### Exercise instructions
Please copy out exactly, and only, the lines between the line with "Clone this chart in matplotlib." and the line with "import matplotlib.pyplot as plt", both included. Pictures are to be omitted.

—————

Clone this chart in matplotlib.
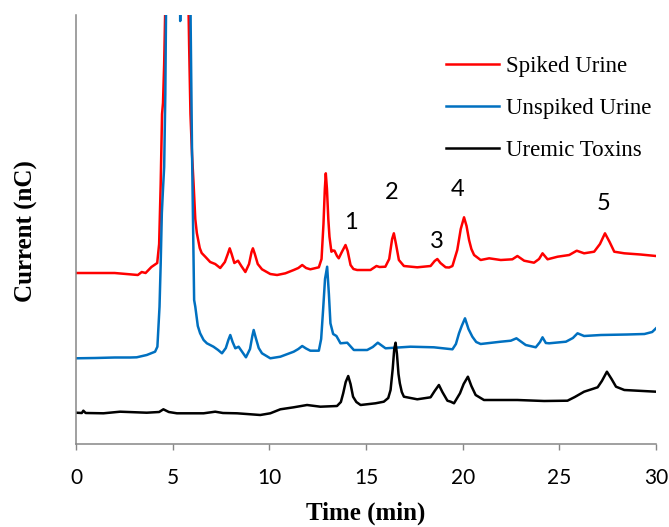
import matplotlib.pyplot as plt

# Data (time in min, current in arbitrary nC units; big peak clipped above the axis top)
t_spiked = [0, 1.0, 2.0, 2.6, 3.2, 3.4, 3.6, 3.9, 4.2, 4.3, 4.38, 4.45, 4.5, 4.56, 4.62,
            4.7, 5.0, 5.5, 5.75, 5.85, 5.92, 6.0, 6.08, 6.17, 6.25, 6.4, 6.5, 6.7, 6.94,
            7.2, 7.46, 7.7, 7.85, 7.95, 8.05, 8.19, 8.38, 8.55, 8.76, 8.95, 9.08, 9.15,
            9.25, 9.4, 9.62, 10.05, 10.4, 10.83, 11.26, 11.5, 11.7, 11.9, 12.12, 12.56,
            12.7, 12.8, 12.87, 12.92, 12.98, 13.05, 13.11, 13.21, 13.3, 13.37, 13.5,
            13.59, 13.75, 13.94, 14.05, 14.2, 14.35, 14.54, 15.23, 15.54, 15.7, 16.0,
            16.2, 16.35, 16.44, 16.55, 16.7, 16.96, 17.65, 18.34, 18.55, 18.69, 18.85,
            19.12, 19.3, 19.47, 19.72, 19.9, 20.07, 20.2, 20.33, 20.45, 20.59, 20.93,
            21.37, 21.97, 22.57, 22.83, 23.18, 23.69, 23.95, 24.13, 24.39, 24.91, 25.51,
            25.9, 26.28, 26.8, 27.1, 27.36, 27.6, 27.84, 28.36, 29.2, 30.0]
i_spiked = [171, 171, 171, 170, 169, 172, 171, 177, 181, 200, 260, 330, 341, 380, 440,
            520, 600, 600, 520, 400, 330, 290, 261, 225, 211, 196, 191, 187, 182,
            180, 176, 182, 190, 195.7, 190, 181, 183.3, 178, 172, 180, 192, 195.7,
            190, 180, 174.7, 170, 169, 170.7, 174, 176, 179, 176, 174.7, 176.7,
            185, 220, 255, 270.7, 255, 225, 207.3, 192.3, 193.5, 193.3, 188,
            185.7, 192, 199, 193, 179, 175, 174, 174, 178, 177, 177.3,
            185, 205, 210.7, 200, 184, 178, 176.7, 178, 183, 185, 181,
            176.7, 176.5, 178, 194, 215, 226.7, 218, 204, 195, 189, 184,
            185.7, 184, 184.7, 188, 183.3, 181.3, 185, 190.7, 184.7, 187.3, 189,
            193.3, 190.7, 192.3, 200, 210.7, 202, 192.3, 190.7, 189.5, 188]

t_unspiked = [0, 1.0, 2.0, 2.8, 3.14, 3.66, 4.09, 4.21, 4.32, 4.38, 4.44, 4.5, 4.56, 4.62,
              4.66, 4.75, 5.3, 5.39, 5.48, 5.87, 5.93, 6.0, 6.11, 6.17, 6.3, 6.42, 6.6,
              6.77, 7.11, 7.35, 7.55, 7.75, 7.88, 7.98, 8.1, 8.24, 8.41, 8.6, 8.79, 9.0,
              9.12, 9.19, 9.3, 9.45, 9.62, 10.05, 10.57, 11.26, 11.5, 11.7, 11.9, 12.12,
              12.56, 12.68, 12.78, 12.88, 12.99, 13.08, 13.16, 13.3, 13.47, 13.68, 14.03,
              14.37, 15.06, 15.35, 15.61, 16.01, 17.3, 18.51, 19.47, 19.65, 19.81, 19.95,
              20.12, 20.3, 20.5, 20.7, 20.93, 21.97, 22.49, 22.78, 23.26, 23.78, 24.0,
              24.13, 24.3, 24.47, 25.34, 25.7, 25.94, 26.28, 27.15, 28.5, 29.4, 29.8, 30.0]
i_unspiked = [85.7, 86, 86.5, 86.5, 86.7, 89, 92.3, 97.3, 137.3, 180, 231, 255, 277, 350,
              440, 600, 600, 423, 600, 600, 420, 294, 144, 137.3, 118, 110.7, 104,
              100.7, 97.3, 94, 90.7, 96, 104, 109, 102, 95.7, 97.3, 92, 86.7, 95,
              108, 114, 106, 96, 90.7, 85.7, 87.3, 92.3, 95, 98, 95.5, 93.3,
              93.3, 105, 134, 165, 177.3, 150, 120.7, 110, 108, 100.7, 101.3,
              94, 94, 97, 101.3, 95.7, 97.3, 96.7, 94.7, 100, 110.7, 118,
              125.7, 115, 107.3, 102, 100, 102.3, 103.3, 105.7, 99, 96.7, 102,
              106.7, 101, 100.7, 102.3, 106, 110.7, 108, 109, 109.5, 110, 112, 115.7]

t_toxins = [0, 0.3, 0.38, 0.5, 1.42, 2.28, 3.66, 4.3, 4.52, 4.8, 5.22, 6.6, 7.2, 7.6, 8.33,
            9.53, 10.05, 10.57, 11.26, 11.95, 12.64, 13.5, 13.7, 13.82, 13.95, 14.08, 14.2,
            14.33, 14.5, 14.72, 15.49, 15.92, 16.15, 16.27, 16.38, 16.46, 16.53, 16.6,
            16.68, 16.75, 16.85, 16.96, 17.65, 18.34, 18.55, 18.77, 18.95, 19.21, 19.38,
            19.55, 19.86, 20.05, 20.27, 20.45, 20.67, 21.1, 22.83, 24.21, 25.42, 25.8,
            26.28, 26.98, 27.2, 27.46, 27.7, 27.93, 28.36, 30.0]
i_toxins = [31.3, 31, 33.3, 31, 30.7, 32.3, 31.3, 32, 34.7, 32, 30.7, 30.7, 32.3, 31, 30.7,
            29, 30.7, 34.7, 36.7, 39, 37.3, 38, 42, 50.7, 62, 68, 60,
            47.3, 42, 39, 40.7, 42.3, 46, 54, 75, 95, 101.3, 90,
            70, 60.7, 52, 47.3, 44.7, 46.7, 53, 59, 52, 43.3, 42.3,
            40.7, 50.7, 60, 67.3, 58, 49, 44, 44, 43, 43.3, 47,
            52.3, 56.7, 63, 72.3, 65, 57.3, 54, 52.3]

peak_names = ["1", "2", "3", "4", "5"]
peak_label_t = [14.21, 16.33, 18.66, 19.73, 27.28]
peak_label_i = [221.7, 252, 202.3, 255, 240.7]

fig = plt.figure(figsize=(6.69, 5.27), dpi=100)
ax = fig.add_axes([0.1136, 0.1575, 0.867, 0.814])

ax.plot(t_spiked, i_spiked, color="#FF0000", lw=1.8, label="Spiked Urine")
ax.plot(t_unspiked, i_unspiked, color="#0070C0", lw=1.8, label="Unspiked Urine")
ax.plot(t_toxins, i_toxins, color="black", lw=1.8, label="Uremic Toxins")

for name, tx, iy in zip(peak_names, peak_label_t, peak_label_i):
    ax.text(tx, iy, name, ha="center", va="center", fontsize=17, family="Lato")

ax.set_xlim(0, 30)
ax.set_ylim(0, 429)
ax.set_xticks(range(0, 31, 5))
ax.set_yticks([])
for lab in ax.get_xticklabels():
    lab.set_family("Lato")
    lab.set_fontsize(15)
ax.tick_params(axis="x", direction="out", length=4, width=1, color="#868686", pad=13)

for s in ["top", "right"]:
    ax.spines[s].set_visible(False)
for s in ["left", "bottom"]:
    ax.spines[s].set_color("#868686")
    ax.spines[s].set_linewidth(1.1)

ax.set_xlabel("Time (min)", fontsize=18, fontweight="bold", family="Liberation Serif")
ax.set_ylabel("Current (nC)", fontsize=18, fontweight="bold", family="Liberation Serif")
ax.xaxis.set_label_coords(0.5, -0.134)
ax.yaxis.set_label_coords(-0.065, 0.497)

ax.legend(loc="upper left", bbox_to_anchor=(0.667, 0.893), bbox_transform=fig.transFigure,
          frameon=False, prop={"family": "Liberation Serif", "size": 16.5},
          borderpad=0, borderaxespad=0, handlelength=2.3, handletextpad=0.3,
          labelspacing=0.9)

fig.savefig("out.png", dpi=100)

—————

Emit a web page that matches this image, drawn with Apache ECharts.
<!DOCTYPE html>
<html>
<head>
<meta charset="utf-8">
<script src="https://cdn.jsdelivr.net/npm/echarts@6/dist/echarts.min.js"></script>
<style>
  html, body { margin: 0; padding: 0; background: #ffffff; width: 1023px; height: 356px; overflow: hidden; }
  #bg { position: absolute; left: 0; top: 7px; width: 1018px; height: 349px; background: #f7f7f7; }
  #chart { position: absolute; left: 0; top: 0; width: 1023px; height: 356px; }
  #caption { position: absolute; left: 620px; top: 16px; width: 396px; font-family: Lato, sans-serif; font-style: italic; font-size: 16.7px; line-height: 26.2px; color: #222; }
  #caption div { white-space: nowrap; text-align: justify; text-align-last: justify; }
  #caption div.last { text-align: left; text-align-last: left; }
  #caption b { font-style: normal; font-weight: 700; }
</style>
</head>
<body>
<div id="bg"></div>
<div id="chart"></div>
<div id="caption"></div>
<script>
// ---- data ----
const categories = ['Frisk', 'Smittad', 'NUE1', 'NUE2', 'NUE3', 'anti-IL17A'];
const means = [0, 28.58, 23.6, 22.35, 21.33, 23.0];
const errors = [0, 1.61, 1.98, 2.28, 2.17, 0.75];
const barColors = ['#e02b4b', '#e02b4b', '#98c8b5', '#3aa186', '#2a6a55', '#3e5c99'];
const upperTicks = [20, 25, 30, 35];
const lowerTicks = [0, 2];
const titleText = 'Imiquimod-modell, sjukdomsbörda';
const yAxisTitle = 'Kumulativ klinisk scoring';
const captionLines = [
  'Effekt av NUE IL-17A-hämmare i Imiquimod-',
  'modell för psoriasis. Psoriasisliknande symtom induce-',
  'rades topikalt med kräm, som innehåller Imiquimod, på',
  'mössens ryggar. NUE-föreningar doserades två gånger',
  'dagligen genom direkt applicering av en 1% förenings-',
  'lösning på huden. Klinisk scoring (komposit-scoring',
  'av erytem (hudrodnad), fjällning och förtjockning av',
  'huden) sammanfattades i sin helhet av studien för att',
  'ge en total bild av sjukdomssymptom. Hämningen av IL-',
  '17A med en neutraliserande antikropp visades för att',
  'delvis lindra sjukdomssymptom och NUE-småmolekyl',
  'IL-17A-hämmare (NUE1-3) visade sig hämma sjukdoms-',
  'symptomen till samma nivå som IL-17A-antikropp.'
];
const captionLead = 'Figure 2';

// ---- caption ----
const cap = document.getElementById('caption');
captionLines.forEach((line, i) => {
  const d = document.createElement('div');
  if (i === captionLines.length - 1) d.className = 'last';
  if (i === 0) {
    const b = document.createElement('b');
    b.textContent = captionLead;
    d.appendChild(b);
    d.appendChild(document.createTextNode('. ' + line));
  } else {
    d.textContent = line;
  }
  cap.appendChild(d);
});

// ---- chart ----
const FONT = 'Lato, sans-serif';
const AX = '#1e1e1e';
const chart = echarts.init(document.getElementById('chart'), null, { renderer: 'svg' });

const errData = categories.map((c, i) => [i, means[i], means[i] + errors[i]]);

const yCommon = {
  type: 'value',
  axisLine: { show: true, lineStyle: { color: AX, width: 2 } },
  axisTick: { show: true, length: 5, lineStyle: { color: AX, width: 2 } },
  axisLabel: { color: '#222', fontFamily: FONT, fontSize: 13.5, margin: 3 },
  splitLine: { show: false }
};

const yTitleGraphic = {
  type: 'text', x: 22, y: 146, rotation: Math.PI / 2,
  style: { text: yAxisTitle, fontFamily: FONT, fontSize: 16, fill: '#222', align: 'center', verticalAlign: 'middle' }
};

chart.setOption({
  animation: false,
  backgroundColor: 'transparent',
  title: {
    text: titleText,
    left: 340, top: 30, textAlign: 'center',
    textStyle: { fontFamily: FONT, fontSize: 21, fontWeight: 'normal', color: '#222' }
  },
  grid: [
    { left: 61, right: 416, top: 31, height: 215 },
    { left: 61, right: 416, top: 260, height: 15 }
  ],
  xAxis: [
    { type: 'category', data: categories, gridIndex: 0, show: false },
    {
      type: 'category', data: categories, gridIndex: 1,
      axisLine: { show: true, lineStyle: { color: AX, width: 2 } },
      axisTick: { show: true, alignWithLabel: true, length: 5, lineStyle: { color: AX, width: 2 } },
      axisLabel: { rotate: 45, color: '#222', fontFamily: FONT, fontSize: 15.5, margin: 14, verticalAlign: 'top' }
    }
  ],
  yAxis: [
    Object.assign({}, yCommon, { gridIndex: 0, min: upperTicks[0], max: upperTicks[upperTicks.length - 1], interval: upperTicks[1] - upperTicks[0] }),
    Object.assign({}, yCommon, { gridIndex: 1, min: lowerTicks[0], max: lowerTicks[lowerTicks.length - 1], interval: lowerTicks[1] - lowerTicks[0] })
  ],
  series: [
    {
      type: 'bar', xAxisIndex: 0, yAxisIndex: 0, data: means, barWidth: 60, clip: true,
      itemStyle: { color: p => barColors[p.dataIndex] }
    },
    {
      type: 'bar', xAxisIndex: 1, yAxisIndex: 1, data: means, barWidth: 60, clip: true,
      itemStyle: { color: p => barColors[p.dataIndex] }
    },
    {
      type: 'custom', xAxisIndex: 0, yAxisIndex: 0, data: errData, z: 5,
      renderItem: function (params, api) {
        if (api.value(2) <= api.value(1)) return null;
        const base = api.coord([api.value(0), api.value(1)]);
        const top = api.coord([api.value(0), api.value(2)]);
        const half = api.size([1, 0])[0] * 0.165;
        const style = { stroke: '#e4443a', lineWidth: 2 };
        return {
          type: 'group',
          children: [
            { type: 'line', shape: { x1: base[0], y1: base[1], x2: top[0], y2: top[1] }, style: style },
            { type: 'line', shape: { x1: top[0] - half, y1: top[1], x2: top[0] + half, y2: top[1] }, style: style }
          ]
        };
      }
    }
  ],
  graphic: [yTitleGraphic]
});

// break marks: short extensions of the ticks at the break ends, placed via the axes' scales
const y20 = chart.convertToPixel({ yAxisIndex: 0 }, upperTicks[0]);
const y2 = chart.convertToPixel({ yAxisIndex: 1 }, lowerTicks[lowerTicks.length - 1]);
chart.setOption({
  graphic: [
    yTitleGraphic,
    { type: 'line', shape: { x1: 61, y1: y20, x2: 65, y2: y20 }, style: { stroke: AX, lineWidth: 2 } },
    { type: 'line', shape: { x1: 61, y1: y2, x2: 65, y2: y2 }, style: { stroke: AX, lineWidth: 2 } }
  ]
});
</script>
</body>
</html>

—————

### Output
Clone this chart in matplotlib.
import matplotlib.pyplot as plt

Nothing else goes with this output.